Saturday, March 25, 2023

Understanding Your Parents

I just solved a mystery that'd confused me for decades.

In childhood we see but don't always understand our parents' behavior. Their motivations often elude us. That was the case when I observed my normally-thrifty mother spend money every year buying sets of uncirculated coins from the U.S. Mint. The "United States Proof Sets," encased in plastic, include that year's penny, nickel, dime, quarter, half-dollar and dollar. I discovered dozens of these in my father's belongings recently when cleaning out his stuff.

As a child I was a coin-collector myself so the concept of collecting coins wasn't foreign to me but my attraction to coins was their aesthetic value. For example, my favorite coin (from Germany) has fancy writing on the SIDE of the coin. How cool is that? Other coins also have intriguing designs.

My mother had no interest in coins' artwork so that wasn't her reason for collecting. Nor was investment value. The value of coins depends on two things: condition and scarcity. While the condition of coins in these sets is "mint" (never handled by humans) they are certainly not rare. Millions were minted and sold meaning they'd never acquire any real value.

No, the reason lay elsewhere. I pondered my mother's uncharacteristic behavior for decades. Only now, after sustained consideration and mature insight do I understand it.

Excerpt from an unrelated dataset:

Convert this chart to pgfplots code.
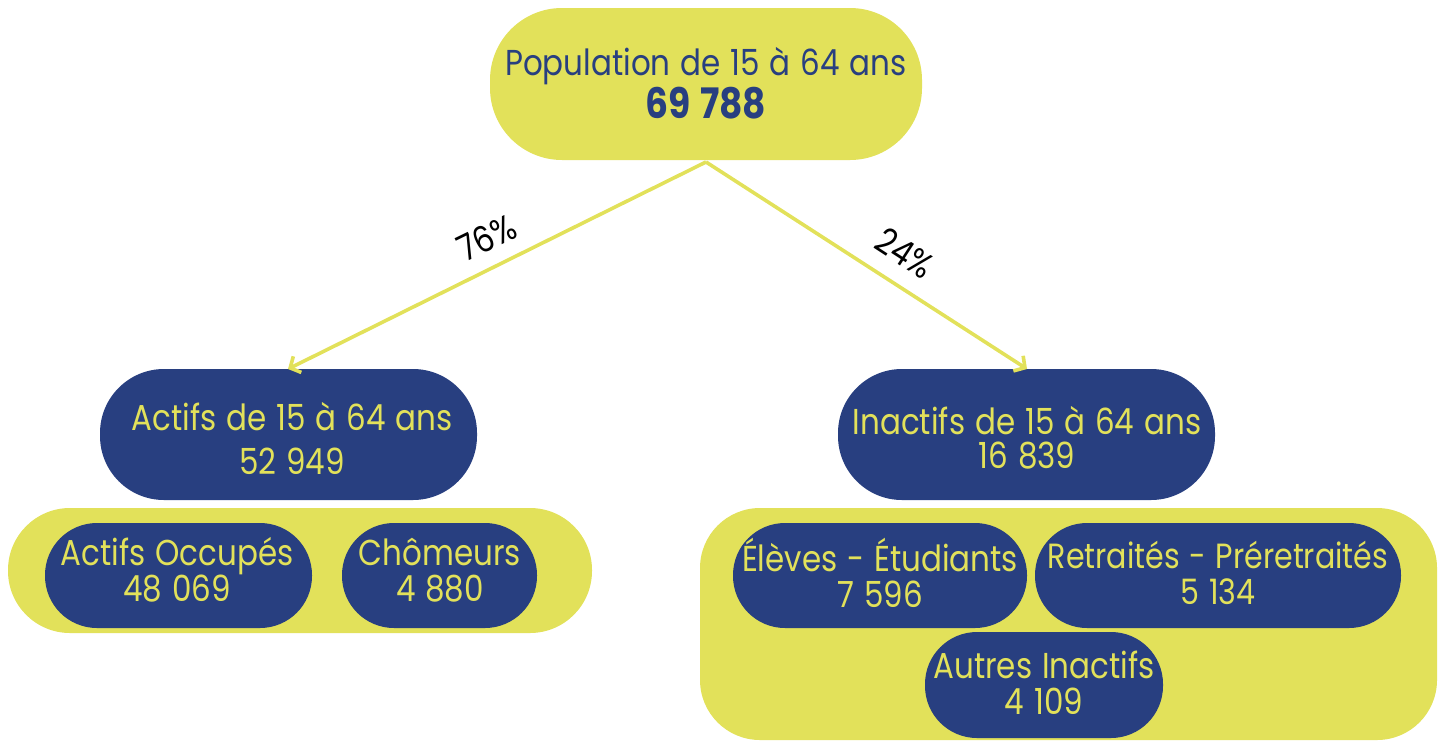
\documentclass[border=0pt]{standalone}
\usepackage{pgfplots}
\pgfplotsset{compat=1.18}
\usepackage{fontspec}
\setmainfont{Poppins}[FakeStretch=0.86, WordSpace=1.2]
\usetikzlibrary{arrows.meta}
\definecolor{ylw}{HTML}{E2E15A}
\definecolor{blu}{HTML}{283F80}
\begin{document}
\begin{tikzpicture}
\begin{axis}[
  scale only axis, width=722.5pt, height=370pt,
  xmin=0, xmax=1445, ymin=0, ymax=740, y dir=reverse,
  axis lines=none, clip=false,
]
\path (axis cs:0,0) rectangle (axis cs:1445,740);
% yellow group backgrounds
\fill[ylw, rounded corners=31pt] (axis cs:8,508) rectangle (axis cs:592,633);
\fill[ylw, rounded corners=30pt] (axis cs:700,508) rectangle (axis cs:1437,740);
% top pill
\fill[ylw, rounded corners=36pt] (axis cs:490,8) rectangle (axis cs:922,160);
% blue pills
\fill[blu, rounded corners=32pt] (axis cs:100,369) rectangle (axis cs:477,500);
\fill[blu, rounded corners=32pt] (axis cs:838,369) rectangle (axis cs:1215,500);
\fill[blu, rounded corners=26pt] (axis cs:45,523) rectangle (axis cs:312,628);
\fill[blu, rounded corners=26pt] (axis cs:342,523) rectangle (axis cs:537,628);
\fill[blu, rounded corners=26pt] (axis cs:733,523) rectangle (axis cs:1027,628);
\fill[blu, rounded corners=26pt] (axis cs:1035,523) rectangle (axis cs:1401,628);
\fill[blu, rounded corners=26pt] (axis cs:925,632) rectangle (axis cs:1163,738);
% arrows
\draw[ylw, line width=1.8pt, -{Straight Barb[length=4pt,width=9pt]}] (axis cs:706,162) -- (axis cs:288,369);
\draw[ylw, line width=1.8pt, -{Straight Barb[length=4pt,width=9pt]}] (axis cs:706,162) -- (axis cs:1027,369);
\node[rotate=26, font=\fontsize{18}{20}\selectfont] at (axis cs:487,238) {76\%};
\node[rotate=-33, font=\fontsize{18}{20}\selectfont] at (axis cs:905,253) {24\%};
% texts
\node[align=center, text=blu, font=\fontsize{18}{21.5}\selectfont] at (axis cs:706,83) {Population de 15 à 64 ans\\\fontsize{21}{21.5}\selectfont\textbf{69 788}};
\node[align=center, text=ylw, font=\fontsize{18}{22}\selectfont] at (axis cs:292,438) {Actifs de 15 à 64 ans\\52 949};
\node[align=center, text=ylw, font=\fontsize{18}{17}\selectfont] at (axis cs:1027,438) {Inactifs de 15 à 64 ans\\16 839};
\node[align=center, text=ylw, font=\fontsize{18}{18}\selectfont] at (axis cs:177,570) {Actifs Occupés\\48 069};
\node[align=center, text=ylw, font=\fontsize{18}{18}\selectfont] at (axis cs:440,570) {Chômeurs\\4 880};
\node[align=center, text=ylw, font=\fontsize{18}{18}\selectfont] at (axis cs:880,573) {Élèves - Étudiants\\7 596};
\node[align=center, text=ylw, font=\fontsize{17.5}{18}\selectfont] at (axis cs:1218,573) {Retraités - Préretraités\\5 134};
\node[align=center, text=ylw, font=\fontsize{18}{18}\selectfont] at (axis cs:1044,683) {Autres Inactifs\\4 109};
\end{axis}
\end{tikzpicture}
\end{document}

To grasp what was going on, you have to put yourself in the head of an insecure immigrant. As young adults my parents desperately strove to assimilate, to become Americans. They wanted the idyllic life of an American family. My father took courses to lose his German accent; my parents finished the basement of our small house with a wooden bar and decorated it with alcoholic advertisements (e.g., Rheingold) to host drunken parties with their neighbors. Stuff like that.

Viewed in this context, my mother's coin-buying suddenly makes sense. She was not purchasing coins; she was buying into the idea of America. Her puchases were an expression of faith in a country she and my father embraced wholeheartedly. 

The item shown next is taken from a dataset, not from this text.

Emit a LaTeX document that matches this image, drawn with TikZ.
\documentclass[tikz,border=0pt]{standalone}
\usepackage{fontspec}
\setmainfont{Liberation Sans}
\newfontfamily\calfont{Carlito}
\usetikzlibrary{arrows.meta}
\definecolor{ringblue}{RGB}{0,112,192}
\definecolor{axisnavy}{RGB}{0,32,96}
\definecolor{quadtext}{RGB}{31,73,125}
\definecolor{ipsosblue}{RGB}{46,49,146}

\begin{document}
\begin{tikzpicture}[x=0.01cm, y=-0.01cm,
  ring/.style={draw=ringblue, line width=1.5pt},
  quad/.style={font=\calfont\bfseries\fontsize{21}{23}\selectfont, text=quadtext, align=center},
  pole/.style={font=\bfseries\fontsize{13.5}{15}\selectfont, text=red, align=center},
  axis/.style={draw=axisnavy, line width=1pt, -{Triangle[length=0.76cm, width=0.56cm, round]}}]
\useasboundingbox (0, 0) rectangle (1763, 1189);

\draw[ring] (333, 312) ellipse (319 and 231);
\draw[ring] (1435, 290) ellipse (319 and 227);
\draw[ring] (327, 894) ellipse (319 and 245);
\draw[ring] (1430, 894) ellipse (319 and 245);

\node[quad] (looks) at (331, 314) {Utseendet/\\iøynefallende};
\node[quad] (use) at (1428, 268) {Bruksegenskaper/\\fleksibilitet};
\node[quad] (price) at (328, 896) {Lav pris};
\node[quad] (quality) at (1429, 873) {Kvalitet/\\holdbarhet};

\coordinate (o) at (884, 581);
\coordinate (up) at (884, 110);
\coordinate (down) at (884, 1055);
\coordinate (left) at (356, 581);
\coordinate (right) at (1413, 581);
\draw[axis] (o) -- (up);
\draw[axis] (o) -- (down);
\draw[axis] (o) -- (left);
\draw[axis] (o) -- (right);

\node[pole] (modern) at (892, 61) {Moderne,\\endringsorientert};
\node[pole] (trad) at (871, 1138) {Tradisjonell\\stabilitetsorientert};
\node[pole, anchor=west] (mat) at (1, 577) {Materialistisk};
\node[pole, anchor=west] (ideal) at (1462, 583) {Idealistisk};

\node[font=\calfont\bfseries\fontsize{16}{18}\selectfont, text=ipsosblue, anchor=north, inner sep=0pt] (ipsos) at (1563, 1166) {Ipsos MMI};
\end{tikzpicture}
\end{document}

Patriotism is uncommon now but back then, especially in immigrant groups, it was pervasive. Standing apart from American culture was dangerous; fitting in was safer. Demonstrating allegiance to our country's symbols, including its currency, is a form of cultural worship my parents engaged in. 

Now, finally, I get it. 

Thursday, March 23, 2023

My Career

I was admitted to the Bar on March 23, 1983 -- which makes today the 40th anniversary of that event. (I actually started working as a lawyer earlier in September 1982.)

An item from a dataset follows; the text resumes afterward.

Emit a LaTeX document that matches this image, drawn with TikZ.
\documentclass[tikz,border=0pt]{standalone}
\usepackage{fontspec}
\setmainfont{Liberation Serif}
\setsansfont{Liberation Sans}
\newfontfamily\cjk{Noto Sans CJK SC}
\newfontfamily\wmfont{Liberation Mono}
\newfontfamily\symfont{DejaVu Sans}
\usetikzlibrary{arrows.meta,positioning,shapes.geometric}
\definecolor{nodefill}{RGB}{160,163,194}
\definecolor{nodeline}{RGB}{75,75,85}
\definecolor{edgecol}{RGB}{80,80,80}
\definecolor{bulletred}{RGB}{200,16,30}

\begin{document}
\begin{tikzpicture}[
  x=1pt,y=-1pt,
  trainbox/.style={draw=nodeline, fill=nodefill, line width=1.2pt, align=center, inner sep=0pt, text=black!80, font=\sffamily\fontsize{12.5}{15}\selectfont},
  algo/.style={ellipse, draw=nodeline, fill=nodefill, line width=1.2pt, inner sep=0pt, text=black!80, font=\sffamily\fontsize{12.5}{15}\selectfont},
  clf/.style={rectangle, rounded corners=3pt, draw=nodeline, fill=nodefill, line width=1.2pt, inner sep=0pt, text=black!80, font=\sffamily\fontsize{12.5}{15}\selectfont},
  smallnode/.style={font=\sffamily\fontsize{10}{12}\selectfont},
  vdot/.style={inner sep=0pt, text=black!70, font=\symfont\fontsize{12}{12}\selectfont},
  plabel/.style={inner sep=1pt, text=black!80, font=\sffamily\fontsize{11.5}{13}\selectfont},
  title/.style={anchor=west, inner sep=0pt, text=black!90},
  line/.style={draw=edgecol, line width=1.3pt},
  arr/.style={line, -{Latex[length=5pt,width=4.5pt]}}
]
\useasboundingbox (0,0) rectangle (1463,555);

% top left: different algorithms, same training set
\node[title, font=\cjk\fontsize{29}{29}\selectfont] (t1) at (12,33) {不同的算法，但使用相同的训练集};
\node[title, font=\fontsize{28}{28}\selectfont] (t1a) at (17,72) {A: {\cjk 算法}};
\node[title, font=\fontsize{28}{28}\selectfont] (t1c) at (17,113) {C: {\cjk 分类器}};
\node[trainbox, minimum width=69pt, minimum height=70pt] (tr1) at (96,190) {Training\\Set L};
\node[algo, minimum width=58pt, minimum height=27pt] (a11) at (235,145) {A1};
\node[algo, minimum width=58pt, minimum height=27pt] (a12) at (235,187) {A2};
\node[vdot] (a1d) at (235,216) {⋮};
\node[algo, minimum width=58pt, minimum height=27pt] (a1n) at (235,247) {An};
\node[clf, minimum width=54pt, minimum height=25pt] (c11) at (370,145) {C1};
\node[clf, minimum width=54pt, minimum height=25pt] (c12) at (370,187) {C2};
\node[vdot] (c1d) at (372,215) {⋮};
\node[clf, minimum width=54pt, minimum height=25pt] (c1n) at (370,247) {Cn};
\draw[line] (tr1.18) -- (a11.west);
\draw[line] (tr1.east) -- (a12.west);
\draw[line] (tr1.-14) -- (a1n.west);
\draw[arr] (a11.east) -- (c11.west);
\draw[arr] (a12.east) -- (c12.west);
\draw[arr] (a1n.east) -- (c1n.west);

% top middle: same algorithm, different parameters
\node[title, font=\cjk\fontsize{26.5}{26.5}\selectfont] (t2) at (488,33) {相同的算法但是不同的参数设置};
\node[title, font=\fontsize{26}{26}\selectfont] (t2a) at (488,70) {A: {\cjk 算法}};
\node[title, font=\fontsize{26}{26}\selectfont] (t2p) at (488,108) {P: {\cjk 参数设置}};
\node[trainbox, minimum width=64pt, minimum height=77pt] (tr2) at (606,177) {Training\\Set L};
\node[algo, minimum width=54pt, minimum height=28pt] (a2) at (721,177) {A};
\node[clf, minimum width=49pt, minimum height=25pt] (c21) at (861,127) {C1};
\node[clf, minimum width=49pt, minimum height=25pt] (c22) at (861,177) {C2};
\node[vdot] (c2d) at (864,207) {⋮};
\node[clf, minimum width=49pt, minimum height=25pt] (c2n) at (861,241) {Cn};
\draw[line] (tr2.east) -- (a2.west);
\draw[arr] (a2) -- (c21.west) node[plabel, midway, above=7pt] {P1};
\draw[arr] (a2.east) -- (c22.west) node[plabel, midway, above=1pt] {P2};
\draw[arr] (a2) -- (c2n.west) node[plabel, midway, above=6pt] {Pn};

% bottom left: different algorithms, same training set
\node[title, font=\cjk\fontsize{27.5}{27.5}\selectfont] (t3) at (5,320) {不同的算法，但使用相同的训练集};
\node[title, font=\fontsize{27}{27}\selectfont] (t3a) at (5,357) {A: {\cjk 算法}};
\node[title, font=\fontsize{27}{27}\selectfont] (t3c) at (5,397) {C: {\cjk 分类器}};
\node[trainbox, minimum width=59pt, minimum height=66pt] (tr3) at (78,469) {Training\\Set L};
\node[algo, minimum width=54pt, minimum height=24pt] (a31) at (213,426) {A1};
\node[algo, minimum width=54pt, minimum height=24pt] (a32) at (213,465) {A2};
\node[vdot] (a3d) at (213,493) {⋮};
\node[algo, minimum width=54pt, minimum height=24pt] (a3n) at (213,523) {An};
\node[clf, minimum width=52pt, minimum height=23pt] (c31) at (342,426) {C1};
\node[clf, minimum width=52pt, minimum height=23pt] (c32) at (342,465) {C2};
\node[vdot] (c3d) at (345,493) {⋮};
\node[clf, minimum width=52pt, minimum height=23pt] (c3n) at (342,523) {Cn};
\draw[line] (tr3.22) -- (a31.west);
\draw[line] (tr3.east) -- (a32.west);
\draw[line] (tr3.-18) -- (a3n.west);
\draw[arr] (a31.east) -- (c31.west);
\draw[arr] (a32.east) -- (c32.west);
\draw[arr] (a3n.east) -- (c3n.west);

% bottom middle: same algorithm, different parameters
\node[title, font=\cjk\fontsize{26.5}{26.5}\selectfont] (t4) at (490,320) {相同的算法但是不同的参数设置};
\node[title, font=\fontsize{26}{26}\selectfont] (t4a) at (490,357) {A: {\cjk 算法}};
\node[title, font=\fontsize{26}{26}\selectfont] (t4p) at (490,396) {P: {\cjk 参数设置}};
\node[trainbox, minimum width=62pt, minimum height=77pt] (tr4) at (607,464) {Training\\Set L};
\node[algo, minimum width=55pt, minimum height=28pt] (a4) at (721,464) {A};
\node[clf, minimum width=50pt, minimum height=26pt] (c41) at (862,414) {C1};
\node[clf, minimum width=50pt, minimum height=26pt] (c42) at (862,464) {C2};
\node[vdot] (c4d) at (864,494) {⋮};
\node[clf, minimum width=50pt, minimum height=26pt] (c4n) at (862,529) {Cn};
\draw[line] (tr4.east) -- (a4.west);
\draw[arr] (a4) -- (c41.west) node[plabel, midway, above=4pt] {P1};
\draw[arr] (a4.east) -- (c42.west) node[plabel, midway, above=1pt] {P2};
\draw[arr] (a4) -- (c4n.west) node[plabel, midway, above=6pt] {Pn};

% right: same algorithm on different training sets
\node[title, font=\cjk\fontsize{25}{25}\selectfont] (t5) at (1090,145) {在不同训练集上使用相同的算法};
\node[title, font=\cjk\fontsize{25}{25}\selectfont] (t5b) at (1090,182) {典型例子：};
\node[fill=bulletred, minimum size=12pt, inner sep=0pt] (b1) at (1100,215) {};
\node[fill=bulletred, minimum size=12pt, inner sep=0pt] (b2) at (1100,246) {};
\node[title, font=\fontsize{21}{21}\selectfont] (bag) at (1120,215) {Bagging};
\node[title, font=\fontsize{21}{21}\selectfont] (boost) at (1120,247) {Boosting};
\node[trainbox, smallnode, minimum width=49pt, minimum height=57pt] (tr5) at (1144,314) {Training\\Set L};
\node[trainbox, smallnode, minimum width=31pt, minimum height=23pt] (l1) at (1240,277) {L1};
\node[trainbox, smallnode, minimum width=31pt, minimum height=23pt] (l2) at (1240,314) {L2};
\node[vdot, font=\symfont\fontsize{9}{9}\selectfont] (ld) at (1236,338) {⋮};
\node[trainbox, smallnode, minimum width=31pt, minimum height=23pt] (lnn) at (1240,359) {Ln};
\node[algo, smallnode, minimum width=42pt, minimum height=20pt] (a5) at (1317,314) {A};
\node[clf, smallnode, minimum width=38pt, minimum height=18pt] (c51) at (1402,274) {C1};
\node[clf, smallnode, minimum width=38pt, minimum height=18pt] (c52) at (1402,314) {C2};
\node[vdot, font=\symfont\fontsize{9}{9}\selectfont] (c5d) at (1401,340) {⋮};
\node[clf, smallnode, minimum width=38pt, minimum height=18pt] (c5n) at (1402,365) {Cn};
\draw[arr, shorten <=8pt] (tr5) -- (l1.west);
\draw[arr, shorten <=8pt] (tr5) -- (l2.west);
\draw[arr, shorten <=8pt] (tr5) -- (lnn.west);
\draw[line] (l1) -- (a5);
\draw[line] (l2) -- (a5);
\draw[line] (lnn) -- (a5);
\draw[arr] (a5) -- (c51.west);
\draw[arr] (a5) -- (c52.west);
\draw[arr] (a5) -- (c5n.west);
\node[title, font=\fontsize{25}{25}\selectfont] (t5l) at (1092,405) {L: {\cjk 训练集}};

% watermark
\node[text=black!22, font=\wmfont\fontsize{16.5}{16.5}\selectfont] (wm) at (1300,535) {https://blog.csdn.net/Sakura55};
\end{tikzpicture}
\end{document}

I announced my "retirement" a year-and-a-half ago but, honestly, it hasn't occurred yet. Winding down my law practice is taking longer than one might expect: there are too many complicated, long-term commitments to conclude quickly. I've had success, however, and now confidently predict final, real retirement by this Summer. I want a big party to celebrate this history of work and have already picked out a band. 

How long do you want your career to last?

Wednesday, March 8, 2023


In last night's game Devils veteran Ondrej Palat caught a high stick in the mouth and was forced to leave the second period with knocked-out teeth and busted lips. But in the tradition of heroic hockey players Ondrej had his mouth sewn up in the locker-room and came back in the third period -- where he scored another key goal. This picture tells the story.

The Devils are TOUGH. 

Monday, March 6, 2023

"The U.S. and the Holocaust"

I've been terribly sick the past three weeks with RSV. The worst part of the illness is blurred vision. That's prevented me from reading and writing. Please forgive my absence from your blogs. I hope to return to commenting soon.

While sick I watched a new, 6-hour documentary from Ken Burns about the Holocaust ("The U.S. and the Holocaust," PBS, 2022). Its core message: Americans were fully informed of the tragedies committed in Europe during that period but chose, inexcusably, to turn a cold shoulder toward widespread suffering.

The documentary examines the dangers of appeasing evil and ignoring noxious beliefs (which persists today). You're also struck by the fragility of family as parents and children were cruelly separated from their loved ones. Finally the vast scale of the horrors of that time is hard to take in. Literally millions were murdered.

The 3-part series, while difficult to watch, changes your perspective on several important subjects, such as man's capacity for inhumane behavior.